On the Output Settings tab specify the fields that will be included in the emitted tuple. Since an arc in an EventFlow application does not have a name, in the following figures the incoming stream is referred to using a name derived from its corresponding input port. The single input port in this example is named input1.

Running the Application

Start either version of this application and then enqueue the following tuples. (You must submit all of the tuples within the specified time period. If you are uncomfortable with this constraint, increase the value.)

Data enqueued to the sample application

stock

price

shares

a

22.0

1

a

23.0

2

a

21.0

3

a

25.0

4


After enqueuing the third tuple, nothing was emitted on the output stream. This is correct as s3.price was not greater than the price value in either of the first two tuples.

After enqueuing the fourth tuple, three tuples are emitted.

Data dequeued from the sample application

stock1

price1

shares1

shares2

a

22.0

1

2

a

22.0

1

3

a

23.0

2

3


Since all the tuples were enqueued during the specified time duration, the first emitted tuple results from the first, second and fourth tuples satisfying the pattern and the second emitted tuple results from the first, third and fourth tuples satisfying the pattern. Finally, the third tuple results from the second, third and fourth tuples satisfying the pattern.

As a further example, you should enqueue the following eight tuples.

Data enqueued to the sample application

stock

price

shares

a

22.0

1

a

23.0

2

a

21.0

3

a

21.0

4

a

21.0

5

a

21.0

6

a

21.0

7

a

25.0

8


If you work quickly enough so that all eight tuples are enqueued within the specified time duration, no tuples are emitted until the eighth tuple is enqueued.

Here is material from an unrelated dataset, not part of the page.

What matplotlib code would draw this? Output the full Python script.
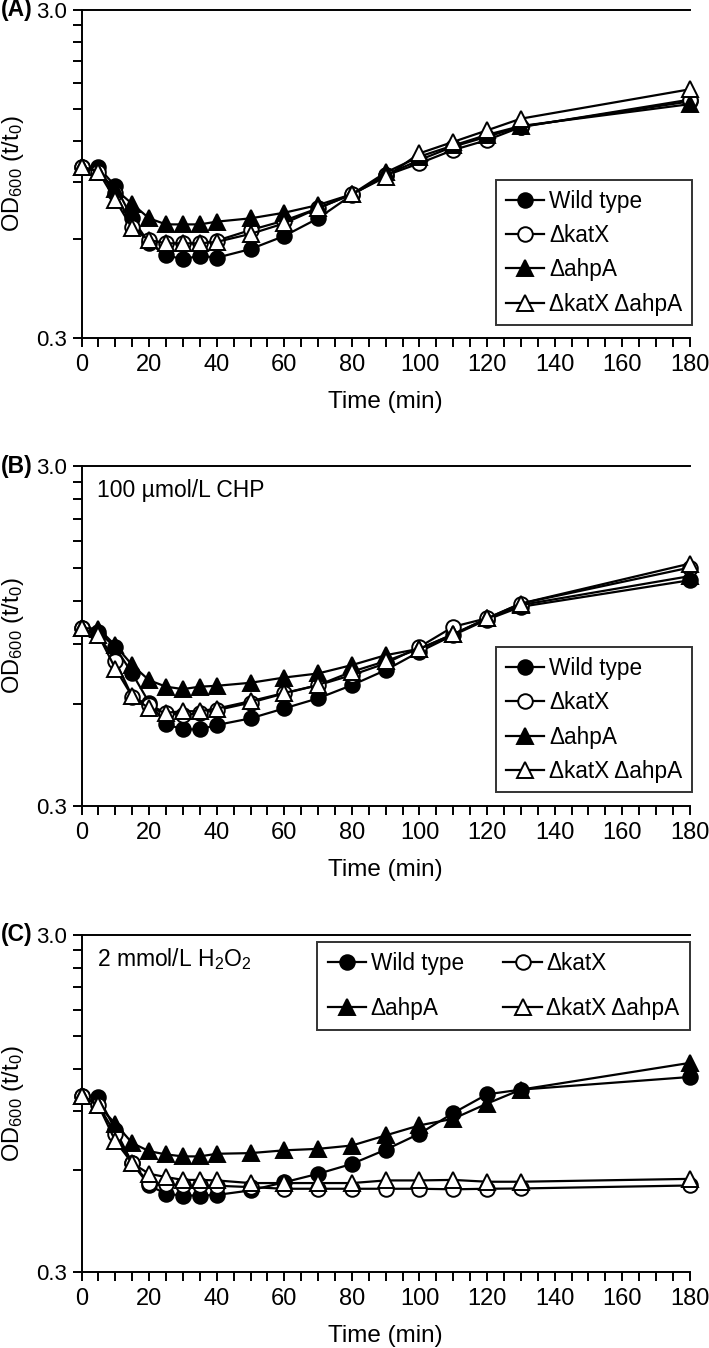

Then, 21 tuples are emitted. Review the values in the shares1 and shares2 fields, which illustrates that multiple matching patterns have been detected.

Now, investigate the effect of changing the value of the stock field in some of the tuples. Just make sure you enqueue at least three tuples with the same stock field value, and make sure the price field in the third tuple is greater than the price field values in either the first or second tuple.

Multiple Stream Pattern Matching

Setting up a pattern matching specification that involves multiple streams is similar to the single stream variant with the exception that it is no longer necessary to provide an alias name for each distinct stream. Of course, if the pattern involves multiple events on one of the streams, then the multiple references to this stream will need to be aliased.

The following StreamSQL application detects a pattern across the tuples enqueued onto two separate input streams.

CREATE INPUT STREAM InputStream1 (
    stock string,
    value double
);
CREATE INPUT STREAM InputStream2 (
    stock string,
    value double
);
CREATE OUTPUT STREAM Out;

SELECT InputStream1.stock AS stock,
       InputStream1.value AS value1,
       InputStream2.value AS value2
  FROM PATTERN (InputStream1 THEN InputStream2) WITHIN 20 TIME
  WHERE (InputStream2.value > InputStream1.value) AND
        (InputStream1.stock = InputStream2.stock)
  INTO   Out;

Notice how it is unnecessary to provide an alias name for each distinct stream.

The equivalent EventFlow application is described in the following figures.

Notice that each incoming arc is referenced through its associated input port.